XVII.

Que signifie tout ceci ? Qui a-t-on voulu tromper, et qui est le trompeur ? Nous attendons en vain l’effet des promesses du vice-amiral Saisset. Quand il a, officiellement, annoncé que l’Assemblée avait cédé aux justes prières des maires et des députés, a-t-il pris sur lui de faire passer ses espérances pour des faits accomplis ? Ce qu’il y a de certain, c’est que le Gouvernement ne fait aucune concession, c’est qu’il n’y a eu en somme qu’une proclamation de plus, et que le commandant provisoire de la garde nationale nous a induits en erreur — dans une intention honorable, peut-être — ou qu’il a été déçu comme nous. Tous les efforts des députés de la Seine et des maires de Paris ont échoué devant l’apathie de l’Assemblée. C’est en vain que Louis Blanc a supplié les représentants de la France d’approuver la conduite conciliatrice des représentants de Paris.

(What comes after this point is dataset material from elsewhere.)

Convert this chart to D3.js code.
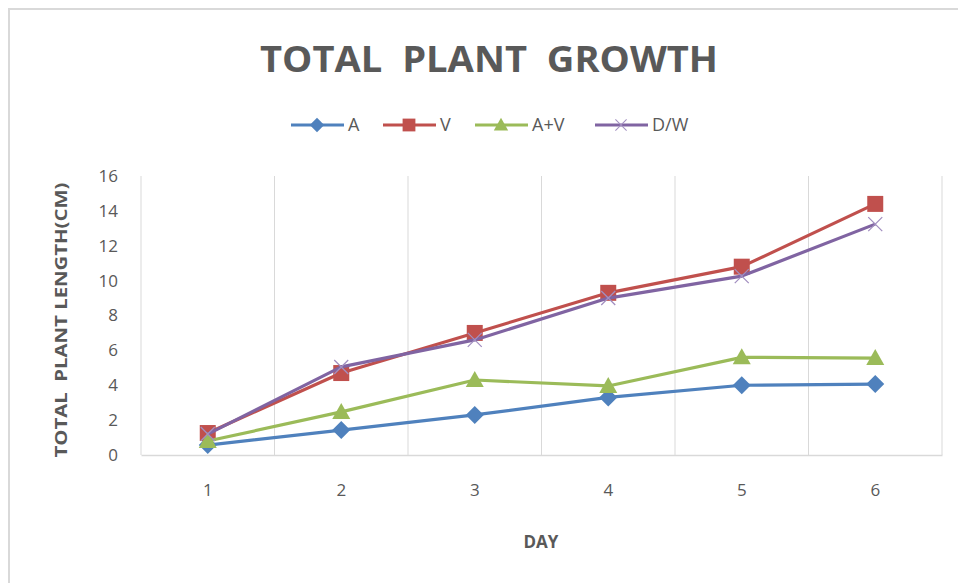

— Vous prenez la responsabilité de ce qui va arriver ! s’est écrié M. Clemenceau.

Il a eu raison. Un peu de condescendance pouvait tout sauver ; tant d’obstination peut tout perdre. Destitués de l’appui de l’Assemblée, abandonnés à eux-mêmes, les députés et les maires de Paris, désireux avant tout d’éviter la guerre civile, ont dû céder au Comité central qui exigeait des élections municipales immédiates. Ils ont bien fait, mais, en s’humiliant devant la force, ils ont singulièrement compromis leur autorité. Ce que l’Assemblée, représentant la France tout entière, pouvait faire sans déchoir, et en reconquérant, au contraire, toute sa puissance, ils ont voulu, ils ont dû le faire, au risque de compromettre leur influence ; ce qui, venant d’elle, n’eût été qu’une concession honorable, est, venant d’eux, une soumission dangereuse, nécessaire pourtant. Le Comité eût été annulé, grâce à des élections municipales consenties par l’Assemblée : il triomphe, grâce à ces élections subies par les députés et les maires de Paris. Ce qui résulte de l’humiliation à laquelle l’entêtement du Gouvernement a contraint nos représentants, qui n’ont pas eu d’autres moyens d’éviter l’effusion du sang, c’est l’abdication de toute autorité entre les mains du Comité central qui fait élire la Commune, entre les mains des membres de la Commune qui seront élus dans une heure. Dénués de gouvernement, par suite du départ du Chef du pouvoir exécutif et des ministres, nous étions groupés autour de nos représentants ; ceux-ci, non soutenus par l’Assemblée, sont obligés de se soumettre aux révolutionnaires. Nous n’avons plus à choisir qu’entre l’anarchie et la Commune »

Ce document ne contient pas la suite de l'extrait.